So, the question for us is how do we generate these place reference systems.

There is much more to say on this – I wrote my PhD on this – but there is also a paper I would direct you to here: Place as media of containment by Simon Scheider & Krzysztof Janowicz [PDF can be downloaded here]

We are now breaking into discussion groups on Place.

The groups are reporting back:

Group 1 discussed the ideas of concept based systems of place. And also discussed patterns of movement and how that relates to these concepts. Behind all of that was the issue of addressing the needs of the specific user. It is more about customising the user interface to the user’s specific needs. That was the overall subject we were circling around on.

Comments from speakers:

Simon: on the user centered view. If you look at the issue of ontologies and semantics the user is always important. You should never leave this out of ontology or use of reference systems. One may come up with different ontologies, different reference systems dependent on the use of these systems.

Humphrey: In some ways what was key to my presentation was the idea of places in consciousness and discourse. Consciousness is very individual and not so helpful. Discourse is about sharing with others. So we cannot focus too narrowly on users, you need to focus on communities of use perhaps.

Franco: I may either totally agree or totally disagree with the idea of users! Which users you mean? Users of today? Users of tomorrow? Goals perhaps a better idea: what is the purpose of using this place, what do we want to achieve. Users can prioritise current use unhelpfully. We want to think about intended use, community of use and we can use shorthand of users. If on the contrary we mean lets investigate place and time for archeologists say then I would totally disagree.

Shawn Day: These are some great issues to raise! It’s really important to think these things through.

Laura: Thinking too much about uses can be problematic. Thinking about travelling say. We think about user travelling… if I’m a younger person I want discos and pubs. I’m travelling with children, so maybe I need hotels… these variant needs are important

Group 2: We felt that the context is really important. Context – global vs local for instance is important. Scale is very important. And in terms of users we need to think about the information we want to provide. The problem is how to present that information.

Comments from speakers:

Simon: To address the user issue further. There is a difference between user centeredness and goal centeredness. We all have goals and we can share them of course. We can create ontologies that are widely usable. Goals and objectives can be shared.

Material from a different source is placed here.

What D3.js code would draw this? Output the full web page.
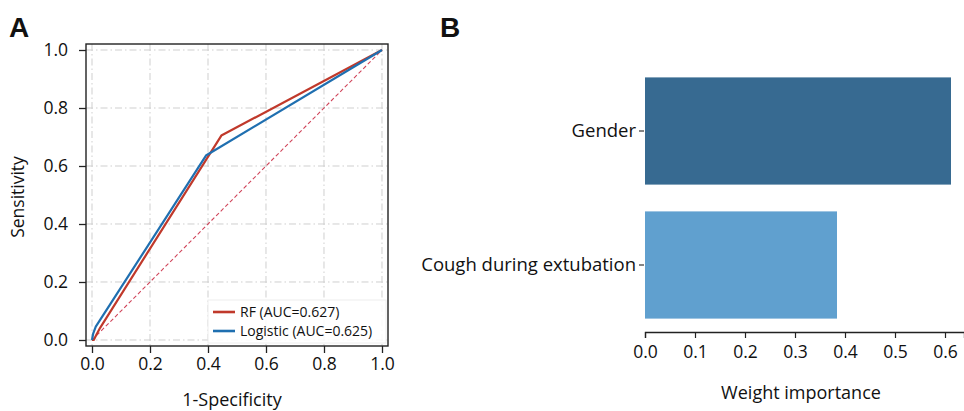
<!DOCTYPE html>
<html>
<head>
<meta charset="utf-8">
<script src="https://cdn.jsdelivr.net/npm/d3@7"></script>
<style>
  html, body { margin: 0; padding: 0; background: #fff; }
  svg { display: block; }
  text { font-family: "Open Sans", "Noto Sans", sans-serif; fill: #111; }
</style>
</head>
<body>
<svg id="chart" width="964" height="411"></svg>
<script>
// ---- Data ----
const rocTicks = [0, 0.2, 0.4, 0.6, 0.8, 1.0];
const rfFpr = [0, 0.006, 0.016, 0.028, 0.446, 1];
const rfTpr = [0, 0, 0.020, 0.042, 0.705, 1];
const logFpr = [0, 0.004, 0.013, 0.393, 1];
const logTpr = [0, 0.022, 0.046, 0.636, 1];
const chanceLine = [0, 1];
const legendLabels = ["RF (AUC=0.627)", "Logistic (AUC=0.625)"];

const features = ["Gender", "Cough during extubation"];
const importance = [0.612, 0.384];
const impTicks = [0, 0.1, 0.2, 0.3, 0.4, 0.5, 0.6];

const svg = d3.select("#chart");
const FONT = "'Open Sans', 'Noto Sans', sans-serif";

// ---------- Panel A: ROC ----------
const A = { left: 86, right: 388, top: 44, bottom: 346 };
const xA = d3.scaleLinear().domain([-0.0207, 1.0207]).range([A.left, A.right]);
const yA = d3.scaleLinear().domain([-0.0207, 1.0207]).range([A.bottom, A.top]);

const gA = svg.append("g");
// grid
gA.selectAll(".gx").data(rocTicks).enter().append("line")
  .attr("x1", d => xA(d)).attr("x2", d => xA(d))
  .attr("y1", A.top).attr("y2", A.bottom)
  .attr("stroke", "#cfcfcf").attr("stroke-width", 1)
  .attr("stroke-dasharray", "7,3,1.5,3");
gA.selectAll(".gy").data(rocTicks).enter().append("line")
  .attr("y1", d => yA(d)).attr("y2", d => yA(d))
  .attr("x1", A.left).attr("x2", A.right)
  .attr("stroke", "#cfcfcf").attr("stroke-width", 1)
  .attr("stroke-dasharray", "7,3,1.5,3");

// chance line
gA.append("line")
  .attr("x1", xA(chanceLine[0])).attr("y1", yA(chanceLine[0]))
  .attr("x2", xA(chanceLine[1])).attr("y2", yA(chanceLine[1]))
  .attr("stroke", "#d0455a").attr("stroke-width", 1.1)
  .attr("stroke-dasharray", "4,2.5");

const line = d3.line().x(d => xA(d[0])).y(d => yA(d[1]));
gA.append("path").datum(rfFpr.map((v, i) => [v, rfTpr[i]]))
  .attr("d", line).attr("fill", "none")
  .attr("stroke", "#c0392b").attr("stroke-width", 2.2).attr("stroke-linejoin", "round");
gA.append("path").datum(logFpr.map((v, i) => [v, logTpr[i]]))
  .attr("d", line).attr("fill", "none")
  .attr("stroke", "#1f6fb0").attr("stroke-width", 2.2).attr("stroke-linejoin", "round");

// legend
const leg = gA.append("g");
leg.append("rect").attr("x", 208).attr("y", 300).attr("width", 178).attr("height", 43)
  .attr("fill", "#fff").attr("fill-opacity", 0.85).attr("stroke", "#eeeeee");
const legColors = ["#c0392b", "#1f6fb0"];
legendLabels.forEach((lab, i) => {
  const y = 312 + i * 19;
  leg.append("line").attr("x1", 213).attr("x2", 235).attr("y1", y).attr("y2", y)
    .attr("stroke", legColors[i]).attr("stroke-width", 2.6);
  leg.append("text").attr("x", 240).attr("y", y).attr("dy", "0.35em")
    .attr("font-size", 14).style("font-family", FONT).text(lab);
});

// frame
gA.append("rect").attr("x", A.left).attr("y", A.top)
  .attr("width", A.right - A.left).attr("height", A.bottom - A.top)
  .attr("fill", "none").attr("stroke", "#222").attr("stroke-width", 1.4);

// axes
const axXA = d3.axisBottom(xA).tickValues(rocTicks).tickFormat(d3.format(".1f")).tickSizeOuter(0).tickSize(7).tickPadding(5);
const gxA = gA.append("g").attr("transform", `translate(0,${A.bottom})`).call(axXA);
gxA.select(".domain").remove();
gxA.selectAll("line").attr("stroke", "#222").attr("stroke-width", 1.3);
gxA.selectAll("text").attr("font-size", 17.5).attr("fill", "#222").style("font-family", FONT);

const axYA = d3.axisLeft(yA).tickValues(rocTicks).tickFormat(d3.format(".1f")).tickSizeOuter(0).tickSize(7).tickPadding(11);
const gyA = gA.append("g").attr("transform", `translate(${A.left},0)`).call(axYA);
gyA.select(".domain").remove();
gyA.selectAll("line").attr("stroke", "#222").attr("stroke-width", 1.3);
gyA.selectAll("text").attr("font-size", 17.5).attr("fill", "#222").style("font-family", FONT);

gA.append("text").attr("x", 232).attr("y", 400).attr("dy", "0.35em")
  .attr("text-anchor", "middle").attr("font-size", 18).style("font-family", FONT).text("1-Specificity");
gA.append("text").attr("transform", "translate(18,197) rotate(-90)").attr("dy", "0.35em")
  .attr("text-anchor", "middle").attr("font-size", 17.5).style("font-family", FONT).text("Sensitivity");

svg.append("text").attr("x", 9).attr("y", 37).attr("font-size", 28).attr("font-weight", "bold")
  .style("font-family", "'Liberation Sans', Arial, sans-serif").text("A");

// ---------- Panel B: importance ----------
const B = { left: 645, top: 64, bottom: 332 };
const xB = d3.scaleLinear().domain([0, 0.638]).range([B.left, 964]);
const yB = d3.scaleBand().domain(features).range([B.top, B.bottom]).paddingInner(0.2).paddingOuter(0.1);
const barColors = ["#376a91", "#60a0cf"];

svg.append("g").selectAll("rect").data(features).enter().append("rect")
  .attr("x", xB(0)).attr("y", d => yB(d))
  .attr("width", (d, i) => xB(importance[i]) - xB(0))
  .attr("height", yB.bandwidth())
  .attr("fill", (d, i) => barColors[i]);

const axXB = d3.axisBottom(xB).tickValues(impTicks).tickFormat(d3.format(".1f")).tickSizeOuter(0).tickSize(6).tickPadding(8);
const gxB = svg.append("g").attr("transform", `translate(0,${B.bottom})`).call(axXB);
gxB.select(".domain").attr("stroke", "#222").attr("stroke-width", 1.3);
gxB.selectAll(".tick line").attr("stroke", "#222").attr("stroke-width", 1.2);
gxB.selectAll("text").attr("font-size", 17.5).attr("fill", "#111").style("font-family", FONT);

const axYB = d3.axisLeft(yB).tickSize(5).tickPadding(3).tickSizeOuter(0);
const gyB = svg.append("g").attr("transform", `translate(${B.left - 1},0)`).call(axYB);
gyB.select(".domain").remove();
gyB.selectAll(".tick line").attr("stroke", "#222").attr("stroke-width", 1.1);
gyB.selectAll("text").attr("font-size", 18.5).attr("fill", "#111").style("font-family", FONT);

svg.append("text").attr("x", 801).attr("y", 393).attr("dy", "0.35em")
  .attr("text-anchor", "middle").attr("font-size", 18).style("font-family", FONT).text("Weight importance");

svg.append("text").attr("x", 440).attr("y", 37).attr("font-size", 28).attr("font-weight", "bold")
  .style("font-family", "'Liberation Sans', Arial, sans-serif").text("B");
</script>
</body>
</html>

Humphrey: The comment of talking about problems and not solutions… I was at a three day workshop in Seattle not unlike today. The problem was that that meeting does not seem to be leading to anything (other than a book). Perhaps a third of the people there agreed that linked data gazeteers were the way forward, the others didn’t know what to do with it. The PELAGIOS workshop do show the way forward in this area. There is work going on that needs some expository stuff.

Eero Hyvonen: I’m a computer scientist and from that perspective I want to give you some use cases. We have ontologies available but what we are looking for from those doing cultural heritage side: what are the problems you want to solve? Like those use cases about travelling etc. When we have those goals, those use cases, we can find issues and use those to find appropriate methods.

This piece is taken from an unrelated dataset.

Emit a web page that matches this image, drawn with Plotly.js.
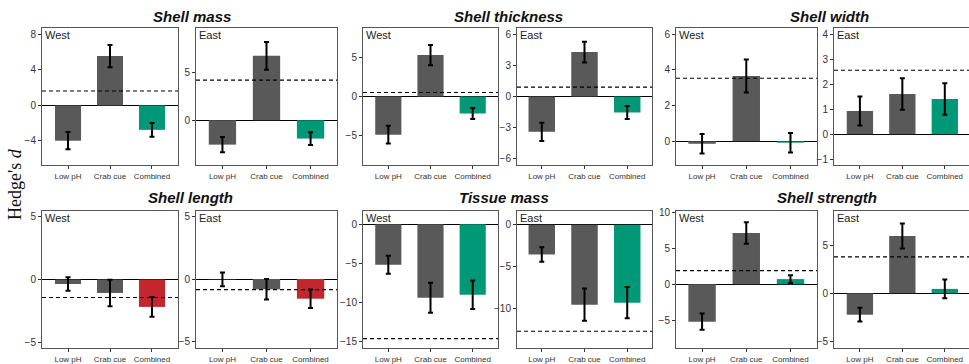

Leif: That’s certainly something we can talk about later today.

Group 3 discussed whether or not we are looking for a global solution or some local solutions for a problem. For instance archeological data structures of local grids, local reference systems could be referenced to a universal reference system on a use case or type basis might be better than trying to create everything. So if you have a book perhaps it uses a book system that refers back to a global system – maybe a way to deal with groups of things rather than a universal system.

Simon: That’s a very concrete problem. This is a problem we have in archeology, also in history etc. We have local very hard to understand systems. We need to understand and translate them back to other systems to understand thing. We need to think about what would be in that general reference system to solve this. A solution should also be triggered by practical questions and this is a very good one.

Humphrey: Is this about spatial coordinate systems or something else? If you start from an archeological systems you would think of location as fundamental but names much more fuzzy. If you define things by a name but without a location that can still be quite a solid thing. For instance if you take the example of Camelot. No-one knows where it is but it is a very clear, very concrete entity. And it is a geographic entity. But we do not know the location and in history this type of entity is not unusual.

Franco: Well possibly Camelot is not a historical place but all the same my presentation was about place as where things happen rather than location and Camelot would fit into this system. Space and place are strongly linked ideas but on the other hand using the same framework for very different content leads to very poor information. So for example libraries – general libraries are valuable but specialist libraries are also essential.

Comment: What is most useful gets used the most. Cross referencing systems can be dangerous in some sense. There is a Darwinian element here – what happens with systems that are not as useful.

Simon: Use cases are helpful. You can start doing something, see how it is used and understand the use case that way.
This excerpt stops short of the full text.